At least 66% of children will be involved in bullying at some point in their life, which can lead to depression, low self-esteem and even suicide.
Shamos points out that 25% of teachers see nothing wrong with bullying or putdowns – and intervene in only 4% of bullying incidents. It is a misguided concept that bullying is a natural part of growing up.

“There is a clear distinction between bullying and teasing. Teasing is normal, as long as the other person can laugh about it. Bullying is often confused as character building, as victims are told to ignore the bullies and walk away, but the resentment they carry has long-lived consequences. It’s not just a case of boys being boys. It takes a special type of person to intentionally cause pain on others,” she says.

Bullying is not harmless teasing. It’s vicious and hurtful and effects both the victim and the bully. Most bullies try to make themselves feel important because they are trying to fulfil needs that are not being met. Children mirror those around them.

“If one grows up in an aggressive family and sees that being aggressive gets you what you want, you will mimic this behaviour in order to get what you want,” says Shamos.

“But it is not necessarily what you need.”

Bullies are seeking attention – a need that all too often goes ignored – so they make themselves feel better by making someone else feel worse.

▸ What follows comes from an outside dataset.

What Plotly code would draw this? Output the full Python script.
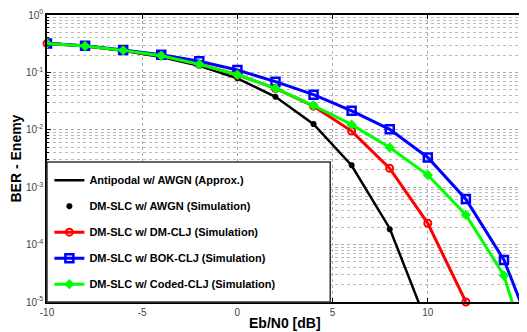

“If we ignore bullies, they are likely to translate their anger into later life,” Shamos says.

“At least 70% of kids who are bullies in school go on to get a criminal record, or continue bullying in adulthood.”

Often bullies dont understand the feelings of others and are un-aware of what other children really think of them, believing they are respected. While the intention is to hurt and express their own frustration, the extent of damage caused is not fully comprehended.

“We cant hope to change our world for the better without engaging the bully and teaching him new ways to cope,” says Shamos.

It is important that corrective measures are put in place for both the bully and the target.